There’s enough speculation out there the San Francisco 49ers could trade out from one of their two Round 1 picks in the 2020 NFL Draft, and the Los Angeles Chargers are a potential suitor.
One of the many common predictions for the San Francisco 49ers in the 2020 NFL Draft is general manager John Lynch will attempt moving down from one of the team’s two first-round selections, Nos. 13 and 31 overall, in order to accrue some much-needed draft capital on day two.
It makes sense. The Niners don’t have a ton of needs. But the ones they do have are pressing, and the two first rounders aren’t going to address everything unless Lynch is able to trade down.
There are plenty of potential suitors, of course, but the Los Angeles Chargers could be a squad with whom Lynch finds himself on the phone early on draft day.
Like many teams out there, the Chargers are probably going to be in the market for a long-term answer at quarterback after cutting ties with their longstanding veteran, Philip Rivers, during the offseason. As of now, Tyrod Taylor is the only realistic option under center, and it’s hard to see him as the proverbial “future of the franchise.”
Now, Los Angeles owns the No. 6 overall pick in the draft and won’t select again until the 37th overall pick, which is early enough in Round 2.
It wouldn’t be a shock to see the Chargers go quarterback early. But that’s not the argument Bleacher Report’s Brent Sobleski made. Instead, he thinks L.A. passes on a quarterback with its first pick:
Right now, Tyrod Taylor is the Chargers’ projected starter. Lynn built an offensive around Taylor’s dual-threat capabilities when the two were together with the Buffalo Bills.
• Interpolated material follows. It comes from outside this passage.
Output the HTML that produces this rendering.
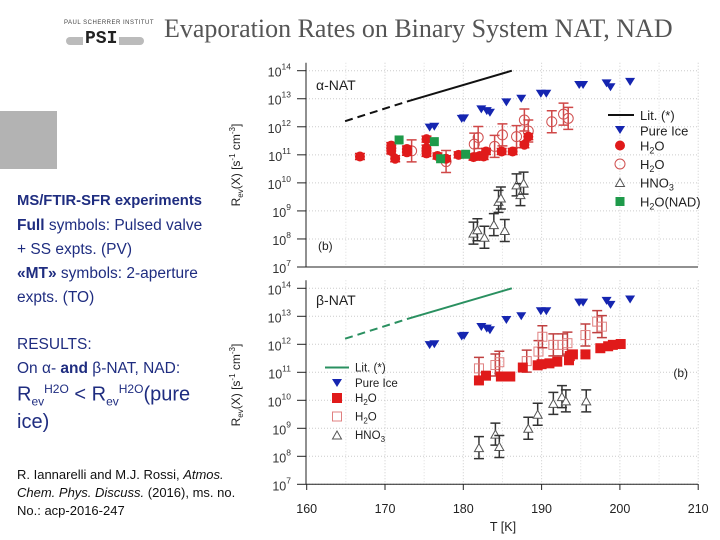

“I’m very familiar with Tyrod,” he said, per ESPN’s Lindsey Thiry. “I would say right now it looks like he’s in the driver’s seat, but no position is final until we get to training camp right now.”
A comfort level exists with Taylor that may not with the available quarterback prospects. Thus, the Chargers would be better served to finish their offensive line with a top tackle prospect—Louisville’s Mekhi Becton, Georgia’s Andrew Thomas or Iowa’s Tristan Wirfs—let Taylor take over as the starter and draft a developmental quarterback later in this or next year’s draft.
Sobleski’s point is the Chargers should worry about their offensive line needs first, then worry about who’s under center.
Los Angeles hasn’t done well up front in recent years, and protecting Rivers had been more than problematic before his eventual departure. With the 2020 NFL Draft short on top-end blockers, it wouldn’t be shocking at all to see the Chargers go this route.
This is where the 49ers enter the fray.
A good number of second-tier quarterbacks could be had towards the end of Round 1, such as Utah State’s Jordan Love or even Oklahoma’s Jalen Hurts. And while it would be nowhere near as prolific a bidding war for quarterbacks compared to the beginning of the round for the top-tier targets, it wouldn’t be shocking at all to see teams make a run to get back in towards the end of the first round.
Not completely unlike how the Baltimore Ravens moved up for Louisville quarterback Lamar Jackson in 2018.
The Chargers also don’t have a ton of needs elsewhere on the roster, meaning they can afford to dish out some day-two selections (Nos. 37 and 71 overall sound nice) to San Francisco to get the No. 31 overall pick.
And a quarterback to push Taylor in 2020 with the potential to take over in 2021.
If the Chargers call with that kind of offer, Lynch and the 49ers would be more than wise to listen.